Coconut curried tofu
4
Points®
Total time: 20 min • Prep: 10 min • Cook: 10 min • Serves: 4 • Difficulty: Easy
Spicy Thai curry paste adds both heat and tang, balancing the sweetness of the coconut and the honey in this recipe. If you’d like your food hotter, add a little more curry paste—but be careful not to let it overwhelm the dish. Feel free to swap in different vegetables to keep things interesting. Mushrooms and green beans would be a nice combination, as would carrots and bok choy. Delicious as is, you can also serve this curried tofu over steamed white rice.


Ingredients
Canned unsweetened light coconut milk
¾ cup(s)
Fish sauce
1 Tbsp, (nam pla)
Honey
1 Tbsp
Cornstarch
2 tsp
Thai curry paste
¼ tsp
Peanut oil
3 tsp
Firm tofu
14 oz, drained and cut into 1/2-inch cubes
Asparagus
1 pound(s), trimmed and cut into 1 1⁄2-inch pieces
Red bell pepper
1 medium, seeded and cut into strips
Water
¼ cup(s)
Fresh ginger
1 Tbsp, fresh, peeled and grated
Cilantro
2 Tbsp, fresh, chopped (optional)
Instructions
1
Stir together the coconut milk, fish sauce, honey, cornstarch, and curry paste in a small bowl until smooth; set aside.
2
Heat 1 1⁄2 teaspoons of the oil in a large nonstick skillet over high heat. Add the tofu and cook, stirring often, until lightly golden, about 4 minutes; transfer to a bowl.
3
Heat the remaining 1 1⁄2 teaspoons oil in the same skillet.
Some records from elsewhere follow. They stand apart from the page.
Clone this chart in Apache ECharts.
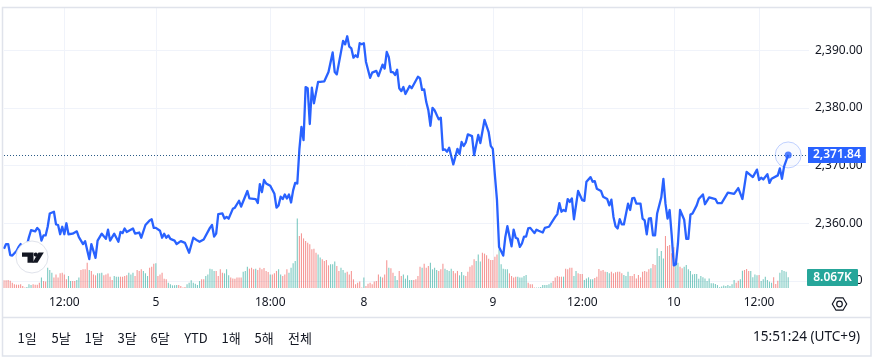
<!DOCTYPE html>
<html>
<head>
<meta charset="utf-8">
<style>
    html, body { margin: 0; padding: 0; background: #fff; }
    #chart { width: 877px; height: 362px; }
</style>
<script src="https://cdn.jsdelivr.net/npm/echarts@6/dist/echarts.min.js"></script>
</head>
<body>
<div id="chart"></div>
<script>
// price line: bar number + price at each visible turn of the line
const priceBars = [0,1,2,3,4,6,7,8,10,11,12,13,15,16,17,18,19,20,21,22,24,25,26,27,28,29,30,31,33,35,36,38,39,41,42,44,45,47,49,50,51,53,55,56,57,58,59,62,63,65,66,68,70,71,72,73,75,76,77,78,79,80,82,83,85,87,89,91,93,94,96,99,100,101,102,103,105,106,107,108,110,111,113,114,117,118,121,122,123,124,125,126,128,130,131,132,133,134,135,136,137,138,139,140,141,142,143,144,145,146,147,148,149,151,152,154,156,158,159,160,163,164,165,166,167,168,169,170,171,172,173,174,176,177,179,180,182,183,184,185,186,187,188,189,190,191,192,193,195,196,199,200,201,202,203,204,205,206,207,209,210,211,212,213,214,216,218,219,220,221,222,223,225,226,228,229,231,233,234,235,236,237,238,240,241,242,244,245,246,247,248,249,250,251,252,253,255,256,257,259,260,262,263,265,266,267,268,269,270,271,272,273,274,276,278,279,280,282,283,284,285,287,288,290,291,292,293,294,295,296,297,298,300,301,302,303,304,306,307,308,309,310,311,312,313,314,316,317,318,319,320,321,322,323,324,325,327,328,329,330,331,333,334,336,337,339,342,343,345,348,351,353,355,357,360,362,363,364,365,367,368,369,372,373,374,375,377];
const priceValues = [2355.6,2356.4,2356.4,2354.5,2354.4,2355.2,2355.9,2356.4,2355,2356.2,2357.6,2358.8,2358.6,2359.2,2358.8,2357,2357.9,2357.9,2359.4,2361.7,2362,2359.8,2359.7,2358.1,2359.4,2358.1,2360,2358.1,2358.2,2358.6,2357.6,2356.4,2356.9,2353.8,2356.4,2354,2357,2358.2,2357.3,2358.9,2357,2358.2,2356.8,2358.5,2358.3,2359.1,2358.5,2359.1,2358.2,2358.4,2357.5,2359.7,2360.5,2360.7,2359.2,2359.2,2358.7,2357.5,2358.2,2357.5,2357.9,2357.3,2357,2356.4,2356.9,2356.6,2354.9,2357.5,2357,2356.8,2357.2,2359.2,2359.7,2357.7,2358.2,2361.6,2361.7,2360.8,2361.1,2360.8,2362.5,2362.7,2363.9,2362.9,2365.6,2364.3,2364.2,2363.5,2366.8,2365.4,2367.5,2366.9,2366.5,2365.1,2362.7,2363.1,2364.6,2364.2,2365,2364.3,2365,2363.6,2365.7,2367,2366.9,2372.8,2376.7,2374.4,2383.6,2383.4,2377.2,2383.5,2380.8,2384.5,2384.5,2384.6,2386.2,2389.6,2386.2,2385.8,2391.6,2391,2392.4,2390.6,2390.3,2388.7,2389.1,2388.8,2391.2,2391,2391.2,2388,2385.2,2386.1,2386.4,2385.5,2387.5,2386.8,2389.7,2388.8,2386.2,2386.2,2385.7,2386.6,2383.4,2382.9,2383.6,2382.4,2383.8,2383.4,2385.4,2385.1,2383.1,2383.2,2381,2379.6,2376.9,2380,2379.6,2378,2378.3,2372.7,2372.8,2372.4,2373.1,2370.2,2372.9,2372,2374.1,2373.4,2374,2375.4,2375.1,2371.8,2375.3,2373.9,2377.9,2375.8,2373.4,2372.9,2368.3,2364,2355.9,2354.4,2357.6,2359.5,2356,2358.9,2357.5,2357.3,2355.9,2356.5,2357.7,2357.7,2359.1,2359.2,2358.3,2358.9,2358.7,2358.4,2359.2,2359.4,2360,2361.1,2361.6,2363.5,2362,2362.3,2362.1,2364.2,2363.7,2364.3,2360.7,2365.6,2364,2363.9,2367.2,2368,2367.2,2367.3,2366,2365.6,2364.6,2364.2,2363.1,2364.1,2361.1,2359.5,2359.1,2360.7,2359.8,2359.8,2363.4,2362.3,2364.3,2364.4,2363.4,2363.4,2360.8,2360.5,2358.1,2360.8,2360.9,2357.9,2357.9,2361.7,2364.5,2367.7,2363.4,2360.8,2362.3,2357.9,2352.7,2352.9,2356.5,2362.3,2360.6,2357.3,2357.3,2361.5,2361.7,2363.1,2364.2,2365,2363.3,2364.5,2364.2,2363.5,2363.5,2365.3,2365.1,2366.1,2364.2,2368.9,2368,2369.3,2367.5,2367.9,2367.6,2368.5,2367,2367.7,2368.3,2369.5,2367.7,2369.8,2371.84];

// volume per bar, in thousands
const volumes = [5.8,5.8,6,5.5,4,2.8,2.5,2.5,2.8,1.5,0.3,0.8,2.8,2.2,2.8,2.5,2.5,4,7.8,5.2,4.8,
    15.2,13.5,11.5,7.8,10.2,7.8,11,11.5,10.2,6.5,9,5.2,5.2,5.2,6,7.8,13.5,14,14,19,13.5,12.8,10.2,9.5,11,11,11.5,9.5,10.2,10.8,8.5,6,9,8.5,8.5,8.5,8.5,9,9.5,11.5,10.2,11.5,9,13.5,12.8,14,12.8,11,9,15.2,16,18.2,18.5,9,10.2,11.5,7,6.5,4,2.8,2,2,2.2,2.2,1.5,0.3,0.8,2.8,4,5.8,4,3.2,2.2,5.2,6.5,6.5,9,10.2,14.5,14,12.8,12.8,9,14,11.5,11,14,9.5,7.8,7.2,7,7.8,7.8,7.8,12.2,12.8,16,14.5,15.2,14,14.5,13.5,15.2,14,15,12.8,12,10.2,10.2,11,12.8,14,10.2,9,10.2,14,11.5,15.2,18.5,20.2,52.2,
    39,41,37.2,35.2,34,32.8,29,29.5,26.5,25.2,22.8,21.5,20.2,21,17,17.8,17.8,19.8,16.5,12.8,15.2,13.5,11.5,12.2,10.2,12.8,6.5,2.8,4,4.8,0.3,7.8,1.5,3.2,4,2.8,4.8,5.2,10.2,8.5,7.8,10.2,20.8,15.2,14.8,11.5,9,6,12.8,9,10.2,7,9.5,6,6,6,6.5,9,16,15.2,18.2,15.2,16.5,19,14,15.2,13.5,12.8,14,18.2,14.5,13.5,12.8,14.5,12.8,11,12.8,9.5,12,9.5,9,12.2,16,17,21.5,20.2,25.2,19.8,26.5,25.8,24.5,22,21,21,23.5,25.2,29,17.8,14.5,14,14,11,9,7.8,8.5,8.5,7.8,7.8,9,9.8,4,2.8,2.8,0.3,0.3,0.3,0.8,2.2,2.2,2.2,2.8,4,5.2,7.8,9,8.5,8.5,8.5,14.5,14,15.2,15.2,9,12.8,
    11,10.5,10.5,6,7.2,8,6.5,6.5,7.5,8.5,14.2,13,13.5,12.2,12,11,12.2,11,11.8,12.2,12.2,11,9.8,9,12.2,9,9,10.5,7.2,9.8,8,12.2,12.8,12.2,14,14.8,18,17.2,29.8,24,27.8,22.2,39,31.5,32.2,26,30.5,22.2,19,16,14.8,16,17.2,14,12.8,10.2,10.5,10.5,7,9,8,7.2,5.2,7.2,3.5,3.5,3,2.2,0.5,1.2,1.8,1.5,2.2,1.5,2.8,6,4,5.5,6.5,13,13.5,14.2,12.8,12.8,8,10.2,9.5,9.8,5.2,6.5,8.5,6,4.8,4,8,3,5.5,11.5,13.5,12.8,12.2,8.067];
// lengths of the alternating red / green runs of volume bars, starting with red
const volumeRuns = [11,3,4,1,2,3,7,2,2,2,4,1,3,3,5,3,4,3,4,3,3,1,5,5,4,7,2,5,4,3,6,3,3,1,6,1,3,2,3,5,
    9,2,4,3,2,3,8,1,7,1,3,1,2,2,2,5,4,1,3,4,3,4,3,3,5,3,8,5,4,5,4,8,5,1,4,2,
    3,5,6,2,6,3,10,1,2,4,5,2,2,25,2,2,3,4,1,6,3,3];

const tickBars = [29, 73, 128, 173, 235, 278, 322, 363];
const tickLabels = ['12:00', '5', '18:00', '8', '9', '12:00', '10', '12:00'];
const priceTicks = [2350, 2360, 2370, 2380, 2390];
const rangeLabels = ['1일', '5날', '1달', '3달', '6달', 'YTD', '1해', '5해', '전체'];
const rangeCenters = [27, 61, 94, 127, 160, 196, 231, 264, 300];
const lastPrice = priceValues[priceValues.length - 1];
const lastBar = priceBars[priceBars.length - 1];
const lastVolumeLabel = '8.067K';
const clockLabel = '15:51:24 (UTC+9)';
const slotCount = 388;

const BLUE = '#2962ff';
const GRID = '#f0f3fa';
const FRAME = '#e0e3eb';
const INK = '#131722';
const FONT = '"Noto Sans", sans-serif';
const KR_FONT = '"Noto Sans CJK KR", "Noto Sans", sans-serif';

const categories = [];
const tickNames = {};
tickBars.forEach((b, i) => { tickNames[b] = tickLabels[i]; });
for (let i = 0; i < slotCount; i++) categories.push(tickNames[i] || '');
const isTick = (i, name) => name !== '';

const barColors = [];
volumeRuns.forEach((run, r) => {
    for (let k = 0; k < run; k++) {
        barColors.push(r % 2 === 0 ? 'rgba(239,83,80,0.6)' : 'rgba(38,166,154,0.6)');
    }
});

const volumeData = volumes.map((v, i) => ({
    value: v,
    itemStyle: { color: barColors[i] || 'rgba(38,166,154,0.6)' }
}));

const myChart = echarts.init(document.getElementById('chart'), null, { renderer: 'canvas' });

const option = {
    animation: false,
    backgroundColor: '#fff',
    grid: [
        { left: 4, width: 805, top: 8, height: 273 },
        { left: 4, width: 805, top: 8, height: 280 }
    ],
    xAxis: [
        {
            gridIndex: 0, type: 'category', data: categories, boundaryGap: false,
            axisLine: { show: false }, axisTick: { show: false },
            axisLabel: { show: false }, splitLine: { show: false }
        },
        {
            gridIndex: 1, type: 'category', data: categories, boundaryGap: false,
            axisLine: { show: false }, axisTick: { show: false },
            axisLabel: { interval: isTick, color: INK, fontFamily: FONT, fontSize: 12, margin: 9 },
            splitLine: { show: true, interval: isTick, lineStyle: { color: GRID, width: 1 } }
        }
    ],
    yAxis: [
        {
            gridIndex: 0, type: 'value', position: 'right',
            min: priceTicks[0], max: 2397.3, interval: 10,
            axisLine: { show: false }, axisTick: { show: false },
            axisLabel: {
                showMaxLabel: false, margin: 6, color: INK, fontFamily: FONT, fontSize: 12, align: 'left',
                formatter: v => v.toLocaleString('en-US', { minimumFractionDigits: 2, maximumFractionDigits: 2 })
            },
            splitLine: { show: true, showMaxLine: false, lineStyle: { color: GRID, width: 1 } }
        },
        {
            gridIndex: 1, type: 'value', min: 0, max: 210, show: false,
            splitLine: { show: false }
        }
    ],
    series: [
        {
            name: 'Volume', type: 'bar', xAxisIndex: 1, yAxisIndex: 1,
            data: volumeData, barWidth: 1.1, z: 1
        },
        {
            name: 'Price', type: 'line', xAxisIndex: 0, yAxisIndex: 0,
            data: priceBars.map((b, i) => [b, priceValues[i]]),
            showSymbol: false, symbol: 'none', z: 3,
            lineStyle: { color: BLUE, width: 2.3, join: 'round' },
            markLine: {
                silent: true, symbol: 'none', animation: false,
                lineStyle: { color: '#2a5a86', type: [1, 2], width: 1 },
                label: {
                    position: 'end', distance: -1, color: '#fff',
                    backgroundColor: BLUE, fontFamily: FONT, fontSize: 12, fontWeight: 600,
                    padding: [2, 5, 2, 5],
                    formatter: () => lastPrice.toFixed(2).replace(/^(\d)(\d{3})/, '$1,$2')
                },
                data: [{ yAxis: lastPrice }]
            }
        },
        {
            name: 'Last halo', type: 'scatter', xAxisIndex: 0, yAxisIndex: 0,
            data: [[lastBar, lastPrice]], symbolSize: 26, z: 4, silent: true,
            itemStyle: { color: 'rgba(41,98,255,0.04)', borderColor: 'rgba(41,98,255,0.35)', borderWidth: 1 }
        },
        {
            name: 'Last point', type: 'scatter', xAxisIndex: 0, yAxisIndex: 0,
            data: [[lastBar, lastPrice]], symbolSize: 7, z: 5, silent: true,
            itemStyle: { color: BLUE }
        }
    ],
    graphic: [
        // frame and the toolbar divider
        { type: 'rect', z: 50, shape: { x: 2.5, y: 7.5, width: 868.5, height: 348.5 }, style: { fill: 'none', stroke: FRAME, lineWidth: 1.5 } },
        { type: 'line', z: 50, shape: { x1: 3, y1: 317.5, x2: 871, y2: 317.5 }, style: { stroke: FRAME, lineWidth: 1.5 } },
        // volume badge
        { type: 'rect', z: 60, shape: { x: 807, y: 269, width: 51, height: 17, r: 1 }, style: { fill: '#26a69a' } },
        { type: 'text', z: 61, style: { x: 832.5, y: 277.5, text: lastVolumeLabel, fill: '#fff', font: '600 12px ' + FONT, textAlign: 'center', textVerticalAlign: 'middle' } },
        // tradingview badge
        { type: 'circle', z: 60, shape: { cx: 32, cy: 257, r: 16 }, style: { fill: '#fff', stroke: FRAME, lineWidth: 1 } },
        { type: 'polygon', z: 61, shape: { points: [[22, 252.5], [33.5, 252.5], [33.5, 262.8], [27.5, 262.8], [27.5, 256.7], [22, 256.7]] }, style: { fill: INK } },
        { type: 'circle', z: 61, shape: { cx: 35.8, cy: 254.6, r: 2.1 }, style: { fill: INK } },
        { type: 'polygon', z: 61, shape: { points: [[38.5, 252.5], [43.8, 252.5], [37.5, 262.8], [32.5, 262.8]] }, style: { fill: INK } },
        // settings icon
        { type: 'polygon', z: 61, shape: { points: [[832.3, 304], [836, 297.8], [843, 297.8], [846.7, 304], [843, 310.2], [836, 310.2]] }, style: { fill: 'none', stroke: INK, lineWidth: 1.2 } },
        { type: 'circle', z: 61, shape: { cx: 839.5, cy: 304, r: 2.8 }, style: { fill: 'none', stroke: INK, lineWidth: 1.2 } },
        // bottom row
        { type: 'text', z: 61, style: { x: 860, y: 337, text: clockLabel, fill: INK, font: '13.6px ' + FONT, textAlign: 'right', textVerticalAlign: 'middle' } }
    ].concat(rangeLabels.map((t, i) => ({
        type: 'text', z: 61,
        style: { x: rangeCenters[i], y: 338, text: t, fill: INK, font: '13px ' + KR_FONT, textAlign: 'center', textVerticalAlign: 'middle' }
    })))
};

myChart.setOption(option);
</script>
</body>
</html>
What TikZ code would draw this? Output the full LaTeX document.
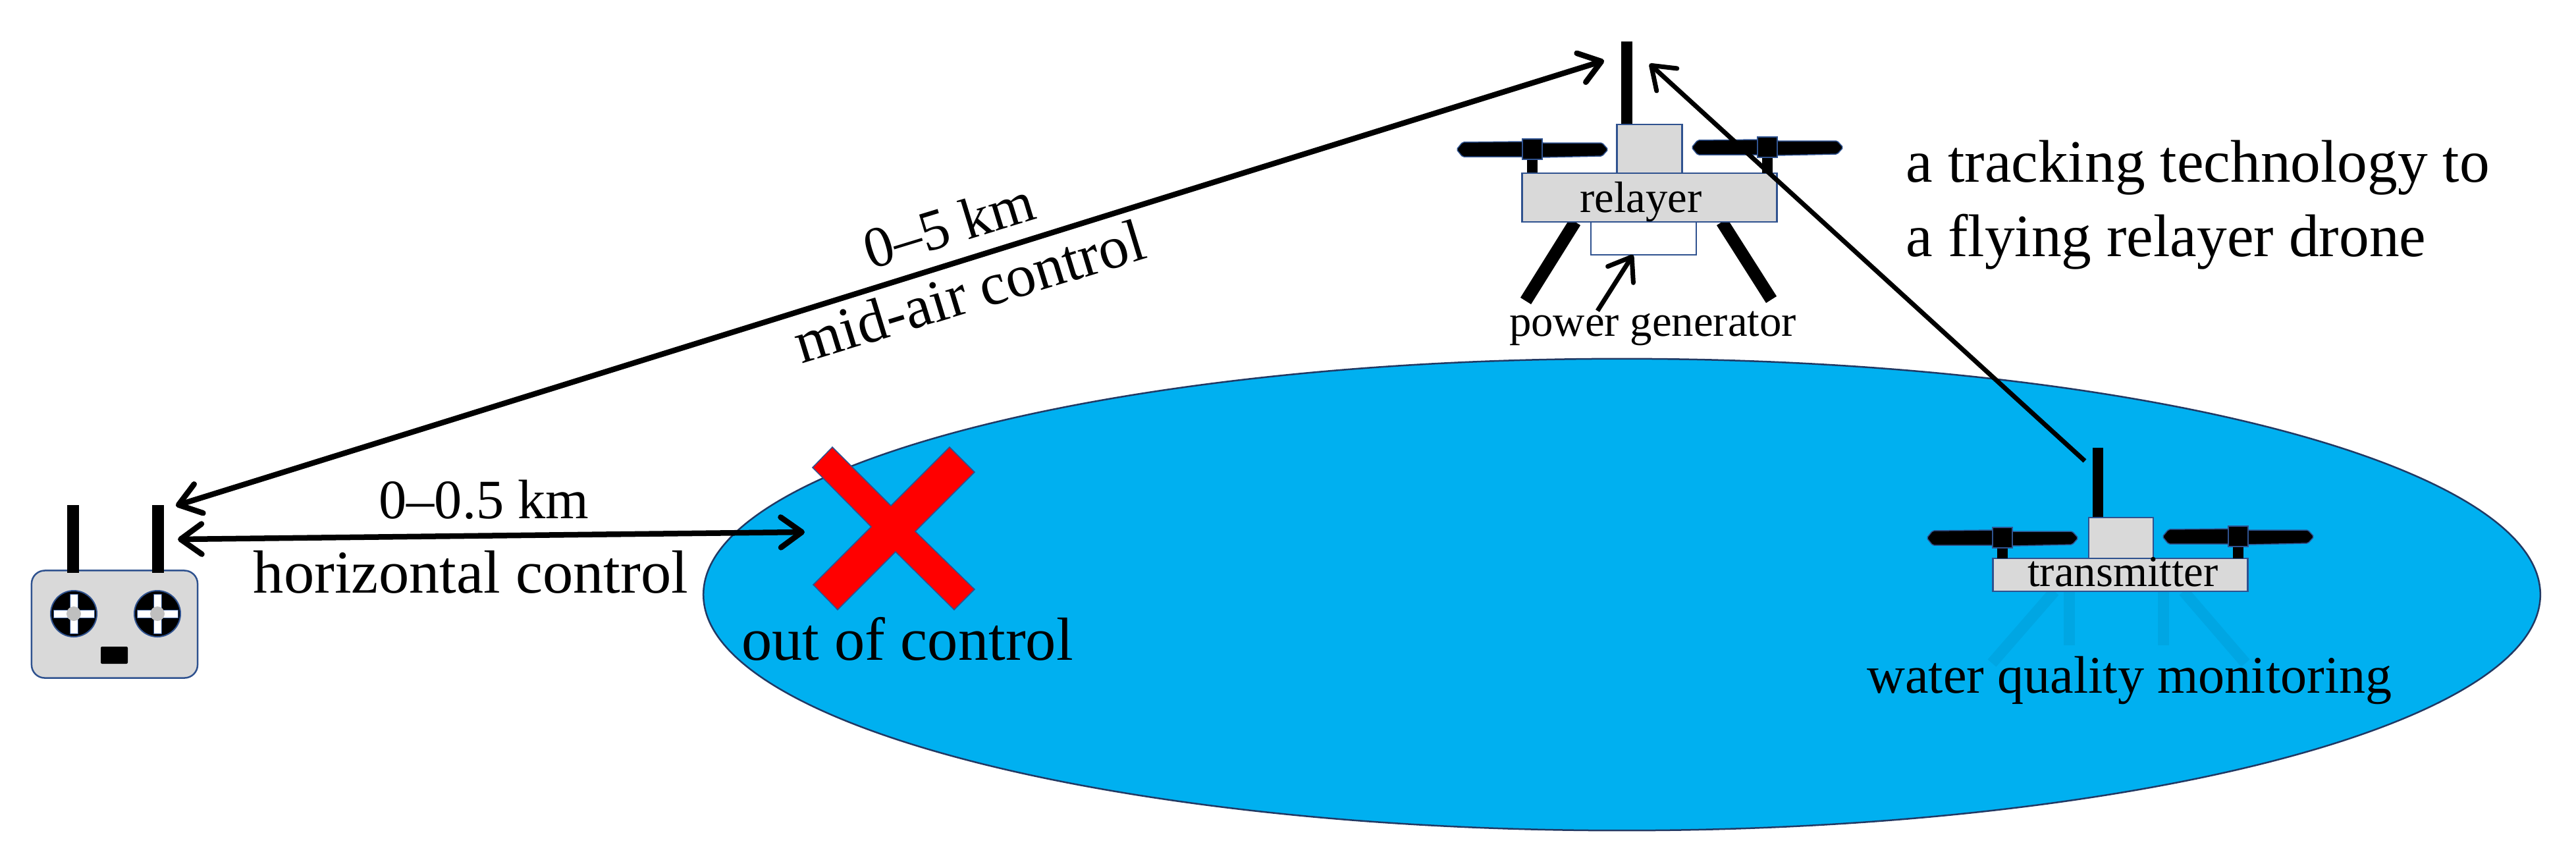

Add the asparagus, bell pepper, water, and ginger; cook, stirring constantly, until the liquid evaporates and the vegetables are crisp-tender, about 3 minutes. Add the tofu and coconut milk mixture. Cook, stirring constantly, until thickened, about 1 minute. Serve sprinkled with the cilantro.